— start —

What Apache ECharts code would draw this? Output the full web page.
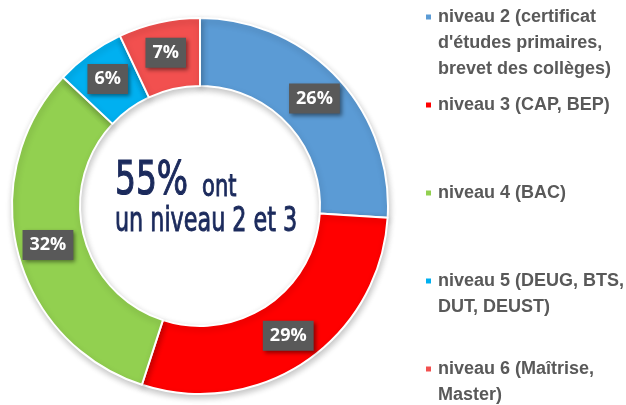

— end —
— start —

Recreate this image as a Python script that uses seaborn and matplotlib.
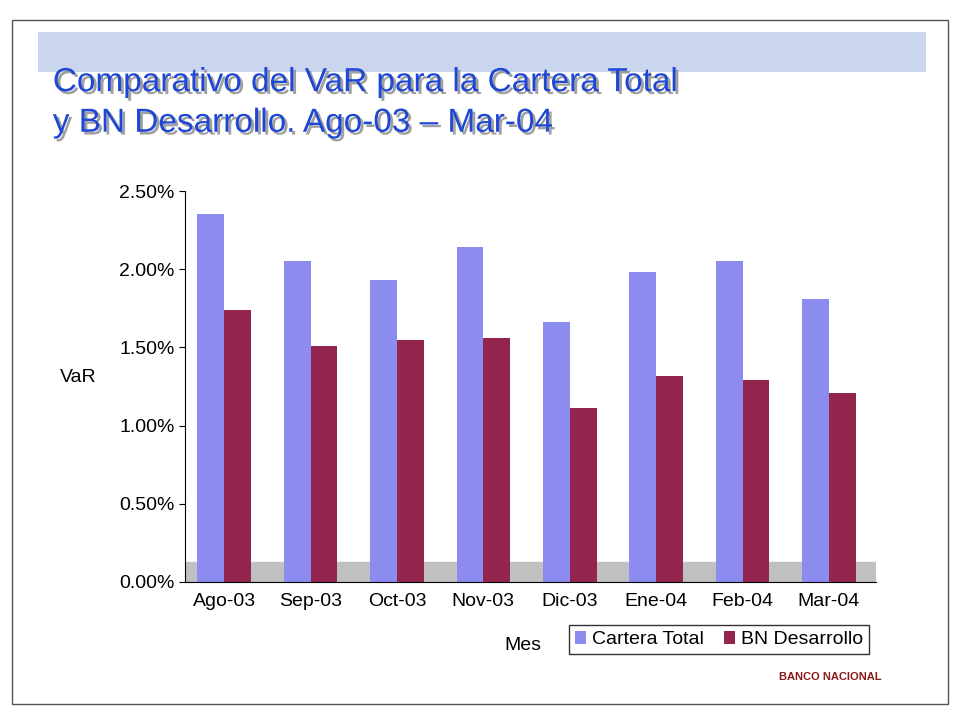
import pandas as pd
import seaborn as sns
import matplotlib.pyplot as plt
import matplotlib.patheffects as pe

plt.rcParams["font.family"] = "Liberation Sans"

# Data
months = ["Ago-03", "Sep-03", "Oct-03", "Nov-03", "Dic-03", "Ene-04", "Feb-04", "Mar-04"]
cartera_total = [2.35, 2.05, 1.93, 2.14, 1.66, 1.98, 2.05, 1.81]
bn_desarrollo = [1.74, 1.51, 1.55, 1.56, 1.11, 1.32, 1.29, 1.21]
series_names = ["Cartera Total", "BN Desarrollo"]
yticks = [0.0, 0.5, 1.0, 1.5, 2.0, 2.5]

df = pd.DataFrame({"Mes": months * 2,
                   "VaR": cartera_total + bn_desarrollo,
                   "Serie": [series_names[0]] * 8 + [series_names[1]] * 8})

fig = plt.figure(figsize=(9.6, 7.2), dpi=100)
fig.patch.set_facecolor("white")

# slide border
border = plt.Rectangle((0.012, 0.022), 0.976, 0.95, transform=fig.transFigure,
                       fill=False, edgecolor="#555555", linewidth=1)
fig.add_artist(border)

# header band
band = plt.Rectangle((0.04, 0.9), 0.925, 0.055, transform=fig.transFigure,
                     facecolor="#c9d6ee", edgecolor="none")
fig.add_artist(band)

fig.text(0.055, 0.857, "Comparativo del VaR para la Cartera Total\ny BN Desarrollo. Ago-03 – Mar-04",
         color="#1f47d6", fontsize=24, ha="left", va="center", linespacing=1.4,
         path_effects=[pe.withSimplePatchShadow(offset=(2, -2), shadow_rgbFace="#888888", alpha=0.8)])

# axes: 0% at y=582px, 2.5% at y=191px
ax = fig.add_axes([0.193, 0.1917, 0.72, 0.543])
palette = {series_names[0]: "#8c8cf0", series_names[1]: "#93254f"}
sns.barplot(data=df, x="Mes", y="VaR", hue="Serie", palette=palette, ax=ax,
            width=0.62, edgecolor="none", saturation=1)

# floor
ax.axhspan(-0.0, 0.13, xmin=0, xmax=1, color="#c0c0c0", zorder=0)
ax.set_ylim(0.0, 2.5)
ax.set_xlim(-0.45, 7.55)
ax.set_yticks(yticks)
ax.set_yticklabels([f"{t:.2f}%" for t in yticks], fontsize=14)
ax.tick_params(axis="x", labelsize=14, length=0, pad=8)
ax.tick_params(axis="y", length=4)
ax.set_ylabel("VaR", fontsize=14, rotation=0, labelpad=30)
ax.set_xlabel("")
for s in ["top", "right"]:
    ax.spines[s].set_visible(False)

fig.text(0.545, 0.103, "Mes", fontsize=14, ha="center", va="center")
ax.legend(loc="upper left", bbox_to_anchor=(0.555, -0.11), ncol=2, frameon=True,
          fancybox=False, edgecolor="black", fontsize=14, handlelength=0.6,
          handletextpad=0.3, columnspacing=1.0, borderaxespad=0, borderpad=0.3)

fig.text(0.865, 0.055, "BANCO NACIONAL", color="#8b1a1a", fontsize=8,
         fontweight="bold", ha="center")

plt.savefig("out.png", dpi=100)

— end —

(TASK STATEMENT)
Begin with the line that contains "Recreate this image" and end with the line that contains "yticks = [0.0, 0.5, 1.0, 1.5, 2.0, 2.5]"; write out both and all lines between exactly, but no pictures.

(REPLY TO THE TASK)
Recreate this image as a Python script that uses seaborn and matplotlib.
import pandas as pd
import seaborn as sns
import matplotlib.pyplot as plt
import matplotlib.patheffects as pe

plt.rcParams["font.family"] = "Liberation Sans"

# Data
months = ["Ago-03", "Sep-03", "Oct-03", "Nov-03", "Dic-03", "Ene-04", "Feb-04", "Mar-04"]
cartera_total = [2.35, 2.05, 1.93, 2.14, 1.66, 1.98, 2.05, 1.81]
bn_desarrollo = [1.74, 1.51, 1.55, 1.56, 1.11, 1.32, 1.29, 1.21]
series_names = ["Cartera Total", "BN Desarrollo"]
yticks = [0.0, 0.5, 1.0, 1.5, 2.0, 2.5]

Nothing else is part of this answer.